In January 1998, Postel was threatened by US Presidential science advisor Ira Magaziner with the statement "You'll never work on the Internet again" after Postel collaborated with root server operators to reduce Network Solutions' influence, which had undermined IANA's authority over the root zone. Regaining control of the root from Network Solutions would have clarified his authority to create new top-level domains as a step to resolving the DNS Wars, but he ended his effort after Magaziner's threat, and died not long after.
Jon Postel managed the IANA function from its inception on the ARPANET until his death in October 1998. By his almost 30 years of "selfless service", Postel created his de facto authority to manage key parts of the Internet infrastructure. After his death, Joyce K. Reynolds, who had worked with him for many years, managed the transition of the IANA function to ICANN.
Starting in 1988, IANA was funded by the U.S. government under a contract between the Defense Advanced Research Projects Agency and the Information Sciences Institute.

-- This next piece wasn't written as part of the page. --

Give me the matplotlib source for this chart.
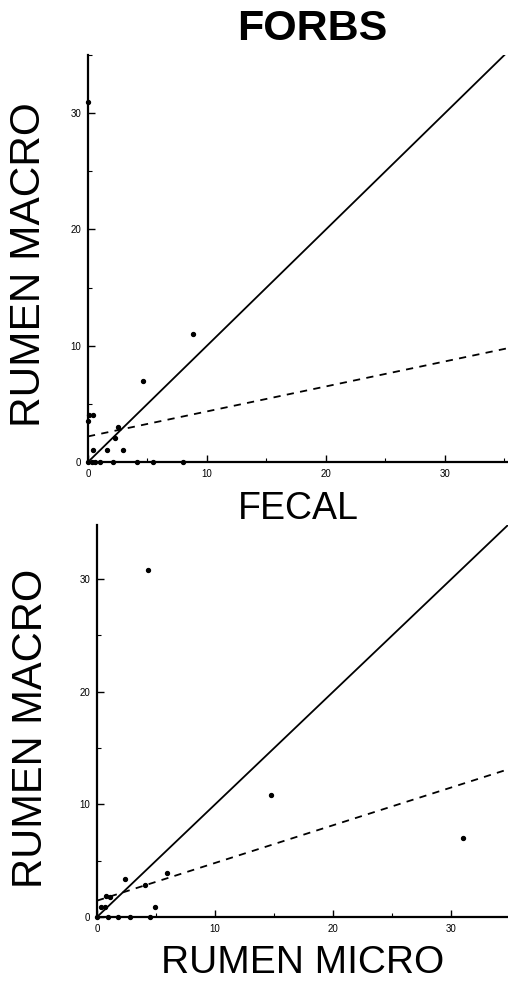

This contract expired in April 1997, but was extended to preserve IANA.
- On December 24, 1998, USC entered into a transition agreement with the Internet Corporation for Assigned Names and Numbers ICANN, transferring the IANA function to ICANN, effective January 1, 1999, thus making IANA an operating unit of ICANN.
- On February 8, 2000, the Department of Commerce entered into an agreement with ICANN to perform the IANA functions.
- In June 1999, at its Oslo meeting, IETF signed an agreement with ICANN concerning the tasks that IANA would perform for the IETF; this is published as RFC 2860.
- In November 2003, Doug Barton was appointed IANA manager.
- In 2005, David Conrad was appointed as IANA manager.
- in 2010, Elise Gerich was appointed as IANA manager.